The Bogota ban on carrying weapons has taken away the means of civilians to protect themselves against a very real criminal threat. Mayor Gustavo Petro apparently is well aware of this, taking into account the number of bodyguards he has.
The ban proposed by Mayor Gustavo Petro and approved by the 13th Brigade of the Colombian Army came into force on Wednesday. For three months, the legal possession of weapons will be prohibited in Colombia’s capital.
Those who, like Petro, are opposed to the possession and use of weapons consider them to be “instruments of death.” It is sheer populism and empathy for a cause which bears no relation to the reality of weapons, and moreover the fundamental and undeniable right to legitimate defense.
One of the advantages of being a politician is that while weapons are banned to the public, the mayor is permitted to carry them in order to protect himself from possible attempts on his life. What is more, if he doesn’t want to carry around the extra weight on his belt, he has a budget for a group of bodyguards to protect him and his family that is paid for by those of us to whom the weapons ban applies.
So, in making use of his bodyguards Gustavo Petro acknowledges the potential dangers of having to get around the city’s streets – those same streets that most of Bogota’s population has to make its way through on a daily basis.
In support of his decision, the mayor argues that a large number of murders in the city are committed with guns. However, he is not aware that practically all of these murders are the result of the possession and trafficking of illegal weapons, meaning those on which his policy has no bearing. Petro is therefore creating a false relationship between the possession of legal weapons and the number of murders in Bogota.
Banning the possession of legal weapons — in a scenario whereby political forces have no capacity to effectively protect citizens (because of their own management issues and moral conflicts owing previous measures) and illegal weapons remain in circulation — is a policy which, in addition to being ludicrous, is homicidal.

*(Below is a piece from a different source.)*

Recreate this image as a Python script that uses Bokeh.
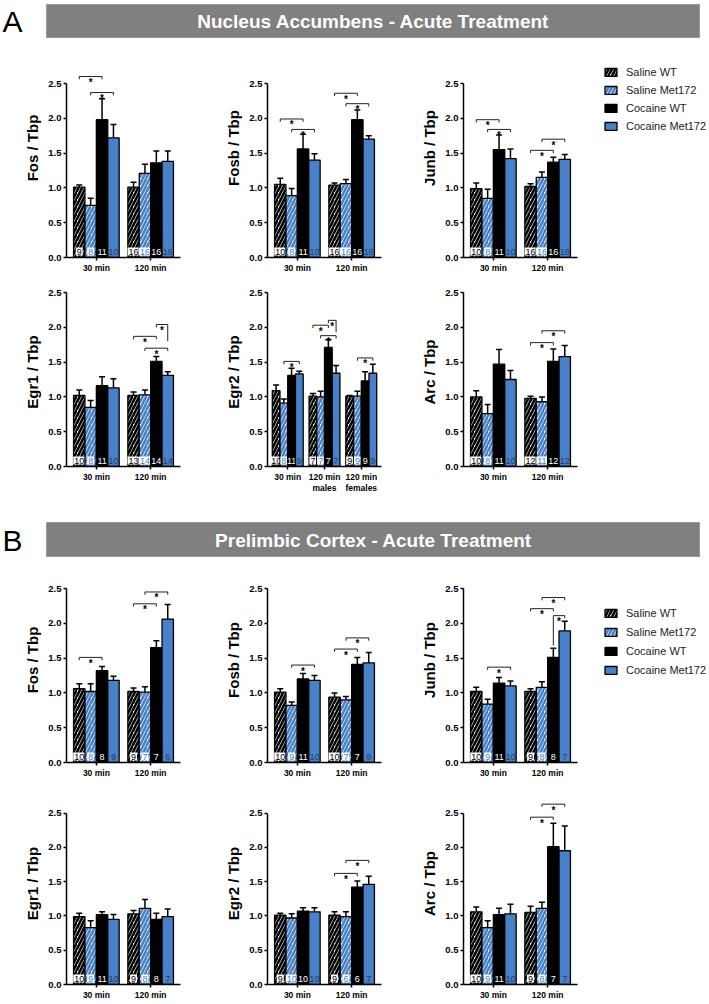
import numpy as np
from bokeh.plotting import figure
from bokeh.layouts import column, row
from bokeh.models import (ColumnDataSource, Whisker, TeeHead, FixedTicker, Legend, LegendItem,
                          Spacer, Range1d, PrintfTickFormatter)
from bokeh.core.properties import value
from bokeh.embed import file_html
from bokeh.resources import INLINE

# ---------------- data ----------------
SERIES = ["Saline WT", "Saline Met172", "Cocaine WT", "Cocaine Met172"]
GROUPS_2 = ["30 min", "120 min"]
GROUPS_3 = ["30 min", "120 min\nmales", "120 min\nfemales"]
Y_TICKS = [0.0, 0.5, 1.0, 1.5, 2.0, 2.5]
TITLE_A = "Nucleus Accumbens - Acute Treatment"
TITLE_B = "Prelimbic Cortex - Acute Treatment"

# brackets: (group, bar_a, bar_b, height[, leg_a, leg_b])
nac_fos_mean = [[1.01, 0.75, 1.98, 1.72], [1.01, 1.21, 1.36, 1.38]]
nac_fos_sem = [[0.03, 0.10, 0.30, 0.19], [0.07, 0.13, 0.17, 0.15]]
nac_fos_n = [[9, 8, 11, 10], [16, 16, 16, 16]]
nac_fos_br = [(0, 0, 2, 2.60), (0, 1, 3, 2.37)]

nac_fosb_mean = [[1.05, 0.89, 1.56, 1.40], [1.04, 1.06, 1.98, 1.70]]
nac_fosb_sem = [[0.09, 0.10, 0.21, 0.09], [0.03, 0.06, 0.14, 0.05]]
nac_fosb_n = [[10, 8, 11, 10], [16, 16, 16, 16]]
nac_fosb_br = [(0, 0, 2, 1.99), (0, 1, 3, 1.84), (1, 0, 2, 2.36), (1, 1, 3, 2.21)]

nac_junb_mean = [[0.99, 0.85, 1.55, 1.42], [1.02, 1.15, 1.37, 1.41]]
nac_junb_sem = [[0.08, 0.13, 0.21, 0.14], [0.04, 0.08, 0.07, 0.07]]
nac_junb_n = [[10, 8, 11, 10], [16, 16, 16, 16]]
nac_junb_br = [(0, 0, 2, 1.98), (0, 1, 3, 1.84), (1, 0, 2, 1.54), (1, 1, 3, 1.70)]

nac_egr1_mean = [[1.02, 0.85, 1.16, 1.13], [1.02, 1.03, 1.51, 1.31]]
nac_egr1_sem = [[0.08, 0.10, 0.13, 0.13], [0.05, 0.07, 0.07, 0.05]]
nac_egr1_n = [[10, 8, 11, 10], [13, 14, 14, 14]]
nac_egr1_br = [(1, 0, 2, 1.87), (1, 1, 3, 1.70), (1, 2, 3, 2.04, 0.04, 0.24)]

nac_egr2_mean = [[1.09, 0.91, 1.31, 1.33], [1.01, 1.00, 1.71, 1.34], [1.01, 1.01, 1.23, 1.34]]
nac_egr2_sem = [[0.08, 0.06, 0.10, 0.04], [0.04, 0.08, 0.11, 0.11], [0.01, 0.07, 0.13, 0.13]]
nac_egr2_n = [[10, 8, 11, 9], [7, 7, 7, 7], [9, 9, 9, 9]]
nac_egr2_br = [(0, 1, 3, 1.51), (1, 0, 2, 2.03), (1, 1, 3, 1.88), (1, 2, 3, 2.10, 0.04, 0.17),
               (2, 1, 3, 1.56)]

nac_arc_mean = [[1.00, 0.76, 1.47, 1.25], [0.98, 0.93, 1.51, 1.58]]
nac_arc_sem = [[0.09, 0.13, 0.21, 0.13], [0.03, 0.07, 0.18, 0.16]]
nac_arc_n = [[10, 8, 11, 10], [12, 11, 12, 12]]
nac_arc_br = [(1, 0, 2, 1.78), (1, 1, 3, 1.95)]

prl_fos_mean = [[1.06, 1.02, 1.32, 1.18], [1.02, 1.01, 1.65, 2.06]]
prl_fos_sem = [[0.07, 0.11, 0.06, 0.06], [0.05, 0.08, 0.10, 0.21]]
prl_fos_n = [[10, 8, 8, 9], [9, 7, 7, 6]]
prl_fos_br = [(0, 0, 2, 1.51), (1, 0, 2, 2.28), (1, 1, 3, 2.45)]

prl_fosb_mean = [[1.01, 0.82, 1.20, 1.18], [0.94, 0.90, 1.41, 1.43]]
prl_fosb_sem = [[0.05, 0.05, 0.08, 0.07], [0.06, 0.05, 0.10, 0.15]]
prl_fosb_n = [[10, 9, 11, 10], [10, 7, 7, 9]]
prl_fosb_br = [(0, 1, 3, 1.40), (1, 0, 2, 1.63), (1, 1, 3, 1.79)]

prl_junb_mean = [[1.02, 0.84, 1.14, 1.10], [1.02, 1.08, 1.51, 1.89]]
prl_junb_sem = [[0.06, 0.07, 0.08, 0.07], [0.04, 0.08, 0.13, 0.14]]
prl_junb_n = [[10, 9, 11, 10], [9, 8, 8, 7]]
prl_junb_br = [(0, 1, 3, 1.37), (1, 0, 2, 2.21), (1, 1, 3, 2.37), (1, 2, 3, 2.11, 0.43, 0.04)]

prl_egr1_mean = [[0.99, 0.83, 1.02, 0.95], [1.03, 1.11, 0.95, 0.99]]
prl_egr1_sem = [[0.05, 0.10, 0.04, 0.07], [0.05, 0.13, 0.09, 0.11]]
prl_egr1_n = [[10, 9, 11, 10], [9, 8, 8, 7]]
prl_egr1_br = []

prl_egr2_mean = [[1.01, 0.97, 1.07, 1.06], [1.01, 0.99, 1.42, 1.46]]
prl_egr2_sem = [[0.03, 0.06, 0.05, 0.06], [0.05, 0.07, 0.09, 0.12]]
prl_egr2_n = [[9, 10, 10, 10], [9, 6, 6, 7]]
prl_egr2_br = [(1, 0, 2, 1.62), (1, 1, 3, 1.81)]

prl_arc_mean = [[1.06, 0.83, 1.02, 1.03], [1.05, 1.11, 2.01, 1.95]]
prl_arc_sem = [[0.07, 0.10, 0.09, 0.14], [0.09, 0.09, 0.34, 0.36]]
prl_arc_n = [[10, 9, 11, 10], [9, 8, 7, 7]]
prl_arc_br = [(1, 0, 2, 2.44), (1, 1, 3, 2.63)]

# ---------------- style ----------------
FONT = "Liberation Sans"
BLUE = "#4a80c5"
NAVY = "#1f3d6b"
OFFSETS = [-0.315, -0.105, 0.105, 0.315]
BAR_W = 0.21
LEG = 0.04
PX_PER_UNIT = 69.6
FRAME_W = 114
BORDER_L = 66
COL_WIDTHS = [201, 196, 183]
LEGEND_W = 129

# hatched bars: white base with thick coloured diagonal hatch -> coloured bar with white stripes
BAR_STYLE = [
    dict(fill_color="white", hatch_pattern="/", hatch_color="black", hatch_weight=2.6, hatch_scale=7),
    dict(fill_color="white", hatch_pattern="/", hatch_color=BLUE, hatch_weight=2.6, hatch_scale=7),
    dict(fill_color="black"),
    dict(fill_color=BLUE),
]
N_TEXT = [
    dict(text_color="black", background_fill_color="white"),
    dict(text_color=BLUE, background_fill_color="white"),
    dict(text_color="white"),
    dict(text_color=NAVY),
]


def make_panel(ylabel, groups, means, sems, ns, brackets, top_px, bottom_px, col):
    ng = len(groups)
    height = top_px + 174 + bottom_px
    width = COL_WIDTHS[col]
    p = figure(width=width, height=height, output_backend="svg", toolbar_location=None,
               title=None,
               x_range=Range1d(0.45, ng + 0.55),
               y_range=Range1d(0, 2.5 + top_px / PX_PER_UNIT),
               min_border_left=BORDER_L, min_border_right=width - BORDER_L - FRAME_W,
               min_border_top=0, min_border_bottom=bottom_px)
    p.grid.visible = False
    p.outline_line_color = None
    p.background_fill_color = "white"

    for k in range(4):
        xs = [g + 1 + OFFSETS[k] for g in range(ng)]
        tops = [means[g][k] for g in range(ng)]
        errs = [means[g][k] + sems[g][k] for g in range(ng)]
        src = ColumnDataSource(dict(x=xs, top=tops, hi=errs,
                                    n=[str(ns[g][k]) for g in range(ng)],
                                    zero=[0.0] * ng))
        wh = Whisker(base="x", lower="top", upper="hi", source=src, line_width=1.5,
                     line_color="black", lower_head=None,
                     upper_head=TeeHead(size=6, line_width=1.5, line_color="black"),
                     level="underlay")
        p.add_layout(wh)
        p.vbar(x="x", top="top", bottom=0, width=BAR_W, source=src,
               line_color="black", line_width=1.3, **BAR_STYLE[k])
        p.text(x="x", y="zero", text="n", source=src, text_align="center",
               text_baseline="bottom", y_offset=-2, text_font=value(FONT),
               text_font_size="9px", padding=1, **N_TEXT[k])

    if brackets:
        bx, by, sx, sy = [], [], [], []
        for b in brackets:
            g, i, j, h = b[:4]
            la, lb = (b[4], b[5]) if len(b) > 4 else (LEG, LEG)
            x1 = g + 1 + OFFSETS[i]
            x2 = g + 1 + OFFSETS[j]
            bx.append([x1, x1, x2, x2])
            by.append([h - la, h, h, h - lb])
            sx.append((x1 + x2) / 2)
            sy.append(h)
        p.multi_line(bx, by, line_color="#222222", line_width=1)
        p.text(sx, sy, text=["*"] * len(sx), text_align="center", text_baseline="alphabetic",
               y_offset=6, text_font=value(FONT), text_font_style="bold",
               text_font_size="10px", text_color="black")

    ya = p.yaxis[0]
    ya.ticker = FixedTicker(ticks=Y_TICKS)
    ya.formatter = PrintfTickFormatter(format="%.1f")
    ya.bounds = (0, 2.5)
    ya.axis_label = ylabel
    ya.axis_label_text_font = FONT
    ya.axis_label_text_font_style = "bold"
    ya.axis_label_text_font_size = "15px"
    ya.axis_label_standoff = 4
    ya.major_label_text_font = FONT
    ya.major_label_text_font_style = "bold"
    ya.major_label_text_font_size = "9.5px"
    ya.major_label_standoff = 2
    ya.minor_tick_line_color = None

    xa = p.xaxis[0]
    xa.axis_label = None
    xa.ticker = FixedTicker(ticks=list(range(1, ng + 1)))
    xa.major_label_overrides = {g + 1: groups[g] for g in range(ng)}
    xa.major_label_text_font = FONT
    xa.major_label_text_font_style = "bold"
    xa.major_label_text_font_size = "8.5px"
    xa.major_label_text_line_height = 1.1
    xa.major_label_standoff = 2
    xa.minor_tick_line_color = None

    for ax in (xa, ya):
        ax.axis_line_width = 1.5
        ax.major_tick_line_width = 1.5
        ax.major_tick_in = 0
        ax.major_tick_out = 3
        ax.axis_line_color = "black"
        ax.major_tick_line_color = "black"
        ax.major_label_text_color = "black"
        ax.axis_label_text_color = "black"
    return p


def make_legend(top_px, bottom_px, legend_top, spacing):
    height = top_px + 174 + bottom_px
    p = figure(width=LEGEND_W, height=height, output_backend="svg", toolbar_location=None,
               title=None, x_range=Range1d(0, 1), y_range=Range1d(0, 1),
               x_axis_location=None, y_axis_location=None,
               min_border_left=0, min_border_right=0, min_border_top=0,
               min_border_bottom=bottom_px)
    p.grid.visible = False
    p.outline_line_color = None
    items = []
    for k, s in enumerate(SERIES):
        # legend key only: a single NaN bar that draws nothing in the plot itself
        r = p.vbar(x=np.array([np.nan]), top=np.array([np.nan]), width=0.1,
                   line_color="black", line_width=1.3, **BAR_STYLE[k])
        items.append(LegendItem(label=s, renderers=[r]))
    leg_h = len(items) * 18 + (len(items) - 1) * spacing
    vy = (top_px + 174) - (legend_top + leg_h)
    leg = Legend(items=items, location=(23, vy), margin=0, padding=0, spacing=spacing,
                 glyph_width=15, glyph_height=10, label_height=18, label_standoff=8,
                 label_text_font=FONT, label_text_font_size="11px", label_text_color="#222222",
                 border_line_color=None, background_fill_alpha=0)
    p.add_layout(leg)
    return p


def make_title(letter, text, height):
    lf = figure(width=46, height=height, output_backend="svg", toolbar_location=None, title=None,
                x_range=Range1d(0, 1), y_range=Range1d(0, 1),
                x_axis_location=None, y_axis_location=None, min_border=0)
    lf.grid.visible = False
    lf.outline_line_color = None
    lf.text([0.0], [0.5], text=[letter], text_align="left", text_baseline="middle", x_offset=2,
            text_font=value(FONT), text_font_size="30px", text_color="black")
    tf = figure(width=654, height=height, output_backend="svg", toolbar_location=None,
                title=None, x_range=Range1d(0, 1), y_range=Range1d(0, 1),
                x_axis_location=None, y_axis_location=None, min_border=0,
                background_fill_color="#808080")
    tf.grid.visible = False
    tf.outline_line_color = "#9a9a9a"
    tf.text([0.5], [0.5], text=[text], text_align="center", text_baseline="middle",
            text_font=value(FONT), text_font_style="bold", text_font_size="19px",
            text_color="white")
    return row(lf, tf)


# ---------------- layout ----------------
A1 = dict(top_px=45, bottom_px=20)
A2 = dict(top_px=15, bottom_px=32)
B1 = dict(top_px=31, bottom_px=20)
B2 = dict(top_px=31, bottom_px=15)

rowA1 = row(
    make_panel("Fos / Tbp", GROUPS_2, nac_fos_mean, nac_fos_sem, nac_fos_n, nac_fos_br, col=0, **A1),
    make_panel("Fosb / Tbp", GROUPS_2, nac_fosb_mean, nac_fosb_sem, nac_fosb_n, nac_fosb_br, col=1, **A1),
    make_panel("Junb / Tbp", GROUPS_2, nac_junb_mean, nac_junb_sem, nac_junb_n, nac_junb_br, col=2, **A1),
    make_legend(legend_top=25, spacing=0, **A1),
)
rowA2 = row(
    make_panel("Egr1 / Tbp", GROUPS_2, nac_egr1_mean, nac_egr1_sem, nac_egr1_n, nac_egr1_br, col=0, **A2),
    make_panel("Egr2 / Tbp", GROUPS_3, nac_egr2_mean, nac_egr2_sem, nac_egr2_n, nac_egr2_br, col=1, **A2),
    make_panel("Arc / Tbp", GROUPS_2, nac_arc_mean, nac_arc_sem, nac_arc_n, nac_arc_br, col=2, **A2),
)
rowB1 = row(
    make_panel("Fos / Tbp", GROUPS_2, prl_fos_mean, prl_fos_sem, prl_fos_n, prl_fos_br, col=0, **B1),
    make_panel("Fosb / Tbp", GROUPS_2, prl_fosb_mean, prl_fosb_sem, prl_fosb_n, prl_fosb_br, col=1, **B1),
    make_panel("Junb / Tbp", GROUPS_2, prl_junb_mean, prl_junb_sem, prl_junb_n, prl_junb_br, col=2, **B1),
    make_legend(legend_top=47, spacing=1, **B1),
)
rowB2 = row(
    make_panel("Egr1 / Tbp", GROUPS_2, prl_egr1_mean, prl_egr1_sem, prl_egr1_n, prl_egr1_br, col=0, **B2),
    make_panel("Egr2 / Tbp", GROUPS_2, prl_egr2_mean, prl_egr2_sem, prl_egr2_n, prl_egr2_br, col=1, **B2),
    make_panel("Arc / Tbp", GROUPS_2, prl_arc_mean, prl_arc_sem, prl_arc_n, prl_arc_br, col=2, **B2),
)

layout = column(
    Spacer(width=10, height=4),
    make_title("A", TITLE_A, 34),
    rowA1,
    rowA2,
    Spacer(width=10, height=24),
    make_title("B", TITLE_B, 35),
    rowB1,
    rowB2,
)

open("out.html", "w").write(file_html(layout, INLINE))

If we are seeking a real reduction in the number of murders carried out with firearms, we must tighten the criminal laws that sanction this kind of murder and the illegal possession of such weapons, rather than prohibiting our means of defending ourselves from the underworld.
We do not need to look very far to see that the current mayor only served a 16-month prison sentence for illegal possession of an “instrument of death.” Perhaps a longer sentence would have discouraged the young, rebellious Francisco Gustavo who, at the time, sought to impose his ideas with bullets, making use of the very means with which criminals now seek to rob others’ property and accumulate capital.
Knowing that the sentence is mild and that there is no opportunity for the victim to respond can only make potential aggressors more likely to commit their crime than not. This kind of incoherence, which reaffirms the State’s incapacity, has led companies and individuals, one-by-one, to contract other kinds of security services. Today, many people have alarms, private security, bodyguards and, in many other cases or in addition to the above, weapons which enable them to safeguard their lives.
Another point that the mayor ignores is that the use of weapons in defence does not involve aggression or the criminal being murdered. In many cases, the weapon is not even used. The mere possibility that a potential victim is carrying a weapon, or his demonstration of this fact, is a perfectly valid and effective means of dissuading an aggressor and a legitimate form of defence. The aggressor will consider, in addition to the legal implications, the risk he runs if he attacks an armed person who is capable of defending himself.
Crime and violence themselves take place, as the mayor himself has come to acknowledge, in places stricken by poverty and in places where there is a startling absence of security policies or police forces. The number of legal weapons therefore has nothing to do with the increase in misdemeanours – on the contrary, it combats them.
Real weapons security depends on education and personal responsibility, not prohibition. Decent people should be able to defend themselves from the attacks which may occur from day-to-day on their lives or their property. The response lies in reinforcing defense and toughening punishments, not in prohibition or the creation of more red tape and laws which only increase the State’s level of responsibility in a task that — as the mayor himself has acknowledged with his bodyguards — it is not capable of handling effectively.